What Is EBITDA?
EBITDA is one of the most widely used measures of business profitability. Here's what it means and when to use it.
Key Takeaways
- EBITDA stands for Earnings Before Interest, Tax, Depreciation, and Amortisation.
- It strips out financing and accounting decisions to show core operating profitability.
- EBITDA is widely used in business valuations — most SMEs sell at 3–8x EBITDA.
What EBITDA stands for
EBITDA is Earnings Before Interest, Tax, Depreciation, and Amortisation. It takes your net profit and adds back these four items: interest payments (financing decisions), tax (jurisdiction decisions), depreciation (non-cash asset write-down), and amortisation (non-cash intangible write-down). What remains is a proxy for the cash profit your business operations generate.

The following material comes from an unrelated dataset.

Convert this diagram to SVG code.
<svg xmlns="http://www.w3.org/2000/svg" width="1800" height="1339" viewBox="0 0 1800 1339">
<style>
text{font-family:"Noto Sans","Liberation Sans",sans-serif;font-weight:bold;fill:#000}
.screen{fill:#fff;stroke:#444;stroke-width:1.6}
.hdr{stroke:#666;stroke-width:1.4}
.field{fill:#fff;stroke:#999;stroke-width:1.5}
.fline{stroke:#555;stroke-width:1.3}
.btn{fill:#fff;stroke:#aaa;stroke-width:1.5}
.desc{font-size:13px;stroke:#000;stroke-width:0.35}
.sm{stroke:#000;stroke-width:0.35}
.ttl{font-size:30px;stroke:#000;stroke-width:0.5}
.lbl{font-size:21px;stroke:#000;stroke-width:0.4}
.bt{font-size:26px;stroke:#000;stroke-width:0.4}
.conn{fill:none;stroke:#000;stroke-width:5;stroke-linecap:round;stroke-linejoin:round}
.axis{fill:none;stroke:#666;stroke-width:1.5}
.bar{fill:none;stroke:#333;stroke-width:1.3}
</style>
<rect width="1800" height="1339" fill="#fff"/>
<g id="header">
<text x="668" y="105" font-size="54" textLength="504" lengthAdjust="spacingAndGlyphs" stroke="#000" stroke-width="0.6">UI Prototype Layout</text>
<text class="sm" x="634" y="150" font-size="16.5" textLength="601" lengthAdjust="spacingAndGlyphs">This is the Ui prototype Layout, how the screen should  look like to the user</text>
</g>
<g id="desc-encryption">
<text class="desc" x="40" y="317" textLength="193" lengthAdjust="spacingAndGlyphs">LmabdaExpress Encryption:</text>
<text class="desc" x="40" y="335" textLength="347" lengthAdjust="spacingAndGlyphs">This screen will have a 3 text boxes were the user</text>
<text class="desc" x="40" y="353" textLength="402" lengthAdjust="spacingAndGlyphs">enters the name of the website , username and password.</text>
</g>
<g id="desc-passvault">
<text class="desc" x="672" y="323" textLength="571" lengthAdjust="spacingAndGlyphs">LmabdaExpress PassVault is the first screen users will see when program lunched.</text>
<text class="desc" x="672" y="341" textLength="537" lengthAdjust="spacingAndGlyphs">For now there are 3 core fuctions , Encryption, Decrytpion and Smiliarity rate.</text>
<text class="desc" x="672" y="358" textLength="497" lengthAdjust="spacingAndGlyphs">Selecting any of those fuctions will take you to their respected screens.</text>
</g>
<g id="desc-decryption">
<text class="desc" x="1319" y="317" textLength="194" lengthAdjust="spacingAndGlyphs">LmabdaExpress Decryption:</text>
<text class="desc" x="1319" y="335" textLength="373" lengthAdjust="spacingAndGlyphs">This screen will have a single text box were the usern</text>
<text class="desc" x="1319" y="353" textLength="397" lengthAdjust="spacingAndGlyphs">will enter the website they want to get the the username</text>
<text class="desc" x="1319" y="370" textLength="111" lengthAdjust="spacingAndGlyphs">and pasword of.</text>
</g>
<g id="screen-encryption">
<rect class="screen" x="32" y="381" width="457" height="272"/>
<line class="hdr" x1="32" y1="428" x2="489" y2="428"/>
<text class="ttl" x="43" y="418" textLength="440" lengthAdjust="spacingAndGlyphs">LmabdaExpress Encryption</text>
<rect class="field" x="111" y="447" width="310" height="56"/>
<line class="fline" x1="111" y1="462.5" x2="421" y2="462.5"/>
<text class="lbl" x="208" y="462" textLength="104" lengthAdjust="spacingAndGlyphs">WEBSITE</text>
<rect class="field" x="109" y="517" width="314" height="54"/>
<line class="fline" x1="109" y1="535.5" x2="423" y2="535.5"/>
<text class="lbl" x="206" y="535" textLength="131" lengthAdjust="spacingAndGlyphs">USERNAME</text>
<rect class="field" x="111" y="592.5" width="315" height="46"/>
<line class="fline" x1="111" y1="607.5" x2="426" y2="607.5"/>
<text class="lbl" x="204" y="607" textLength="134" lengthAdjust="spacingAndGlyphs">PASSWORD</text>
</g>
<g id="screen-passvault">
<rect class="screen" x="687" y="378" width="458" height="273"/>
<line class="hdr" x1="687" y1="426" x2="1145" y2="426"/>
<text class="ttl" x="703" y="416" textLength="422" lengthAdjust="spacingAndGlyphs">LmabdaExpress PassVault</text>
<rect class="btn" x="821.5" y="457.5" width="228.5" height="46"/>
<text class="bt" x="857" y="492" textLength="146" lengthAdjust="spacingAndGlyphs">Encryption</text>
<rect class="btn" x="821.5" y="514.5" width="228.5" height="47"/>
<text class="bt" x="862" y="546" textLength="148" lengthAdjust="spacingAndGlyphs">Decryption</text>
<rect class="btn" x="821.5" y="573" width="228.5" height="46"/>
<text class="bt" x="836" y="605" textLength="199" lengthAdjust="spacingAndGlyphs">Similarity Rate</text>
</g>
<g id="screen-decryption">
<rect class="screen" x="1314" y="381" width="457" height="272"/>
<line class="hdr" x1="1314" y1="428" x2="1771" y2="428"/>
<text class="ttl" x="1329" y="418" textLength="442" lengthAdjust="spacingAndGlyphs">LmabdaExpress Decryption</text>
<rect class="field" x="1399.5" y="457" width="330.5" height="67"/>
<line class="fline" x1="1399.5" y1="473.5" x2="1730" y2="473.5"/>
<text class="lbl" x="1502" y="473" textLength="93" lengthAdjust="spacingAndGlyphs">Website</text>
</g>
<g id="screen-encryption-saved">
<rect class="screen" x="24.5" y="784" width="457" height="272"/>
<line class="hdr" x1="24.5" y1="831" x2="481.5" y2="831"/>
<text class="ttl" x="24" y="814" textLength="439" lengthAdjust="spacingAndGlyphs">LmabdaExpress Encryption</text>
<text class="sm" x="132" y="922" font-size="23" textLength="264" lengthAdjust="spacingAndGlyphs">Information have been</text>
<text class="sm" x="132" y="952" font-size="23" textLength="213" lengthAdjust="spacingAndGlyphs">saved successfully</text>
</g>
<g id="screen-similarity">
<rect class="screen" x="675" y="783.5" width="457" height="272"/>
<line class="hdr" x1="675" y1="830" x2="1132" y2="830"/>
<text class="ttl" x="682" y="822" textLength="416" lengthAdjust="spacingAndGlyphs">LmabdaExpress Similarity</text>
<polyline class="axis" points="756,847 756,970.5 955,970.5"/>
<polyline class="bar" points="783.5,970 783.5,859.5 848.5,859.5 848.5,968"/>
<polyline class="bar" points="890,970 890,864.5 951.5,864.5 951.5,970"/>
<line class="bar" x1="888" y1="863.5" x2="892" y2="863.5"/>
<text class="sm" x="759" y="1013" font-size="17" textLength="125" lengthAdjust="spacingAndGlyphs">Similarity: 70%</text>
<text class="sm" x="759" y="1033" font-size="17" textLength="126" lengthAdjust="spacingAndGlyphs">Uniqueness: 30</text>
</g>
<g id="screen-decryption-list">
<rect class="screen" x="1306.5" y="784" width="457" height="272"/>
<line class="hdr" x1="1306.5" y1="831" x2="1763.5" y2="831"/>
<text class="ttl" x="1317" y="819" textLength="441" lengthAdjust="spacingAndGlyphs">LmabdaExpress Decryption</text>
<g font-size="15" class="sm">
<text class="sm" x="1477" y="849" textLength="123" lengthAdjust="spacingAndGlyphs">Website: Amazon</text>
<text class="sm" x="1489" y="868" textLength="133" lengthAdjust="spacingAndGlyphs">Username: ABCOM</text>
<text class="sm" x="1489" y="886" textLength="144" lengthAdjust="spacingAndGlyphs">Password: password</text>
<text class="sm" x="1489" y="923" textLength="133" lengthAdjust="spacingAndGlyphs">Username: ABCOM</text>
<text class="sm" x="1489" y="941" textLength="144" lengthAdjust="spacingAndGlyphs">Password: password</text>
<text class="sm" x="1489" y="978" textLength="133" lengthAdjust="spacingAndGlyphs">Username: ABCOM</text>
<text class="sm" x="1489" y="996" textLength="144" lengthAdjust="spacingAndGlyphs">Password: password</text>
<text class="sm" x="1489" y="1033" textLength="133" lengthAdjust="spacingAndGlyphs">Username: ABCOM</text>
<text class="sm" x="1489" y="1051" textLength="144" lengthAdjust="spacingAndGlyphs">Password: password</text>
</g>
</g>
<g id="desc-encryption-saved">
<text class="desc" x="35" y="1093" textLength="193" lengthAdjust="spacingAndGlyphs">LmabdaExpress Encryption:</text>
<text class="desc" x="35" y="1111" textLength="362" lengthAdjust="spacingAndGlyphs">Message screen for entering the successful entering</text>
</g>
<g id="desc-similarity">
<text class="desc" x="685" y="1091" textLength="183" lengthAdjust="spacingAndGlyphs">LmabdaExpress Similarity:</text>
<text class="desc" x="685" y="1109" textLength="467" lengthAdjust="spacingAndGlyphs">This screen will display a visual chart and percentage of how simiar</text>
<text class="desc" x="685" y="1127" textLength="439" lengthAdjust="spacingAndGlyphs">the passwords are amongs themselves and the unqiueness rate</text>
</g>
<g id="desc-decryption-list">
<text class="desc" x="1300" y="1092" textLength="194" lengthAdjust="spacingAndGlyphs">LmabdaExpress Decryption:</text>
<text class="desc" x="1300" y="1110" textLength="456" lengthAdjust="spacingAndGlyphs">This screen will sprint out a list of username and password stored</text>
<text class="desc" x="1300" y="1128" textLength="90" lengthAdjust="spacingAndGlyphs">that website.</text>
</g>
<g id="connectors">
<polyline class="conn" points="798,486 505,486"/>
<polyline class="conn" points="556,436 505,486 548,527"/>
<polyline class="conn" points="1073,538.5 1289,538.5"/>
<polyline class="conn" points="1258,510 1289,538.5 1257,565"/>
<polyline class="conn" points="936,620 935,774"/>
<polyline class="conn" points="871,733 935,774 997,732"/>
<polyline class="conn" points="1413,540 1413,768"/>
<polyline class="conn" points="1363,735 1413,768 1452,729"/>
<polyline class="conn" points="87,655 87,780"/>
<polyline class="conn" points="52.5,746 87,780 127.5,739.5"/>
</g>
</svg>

Why add these things back?
Interest and tax are affected by how you've structured and financed the business — not by how well the core operations perform. Depreciation and amortisation are accounting entries, not cash out of the door. By removing all four, EBITDA makes it easier to compare businesses across different structures, tax positions, and accounting policies.
When EBITDA is useful
EBITDA is most useful when comparing businesses for acquisition or investment, or when talking to investors and lenders who want to understand underlying operational performance. It's less useful for day-to-day cash management, where actual cash profit and cash flow matter more.
EBITDA and valuation
Business sale prices are commonly expressed as a multiple of EBITDA. A £200,000 EBITDA business at a 5x multiple is worth £1 million. Multiples vary by sector, growth rate, and customer concentration. Knowing your EBITDA and the typical multiple for your sector tells you roughly what your business is worth today.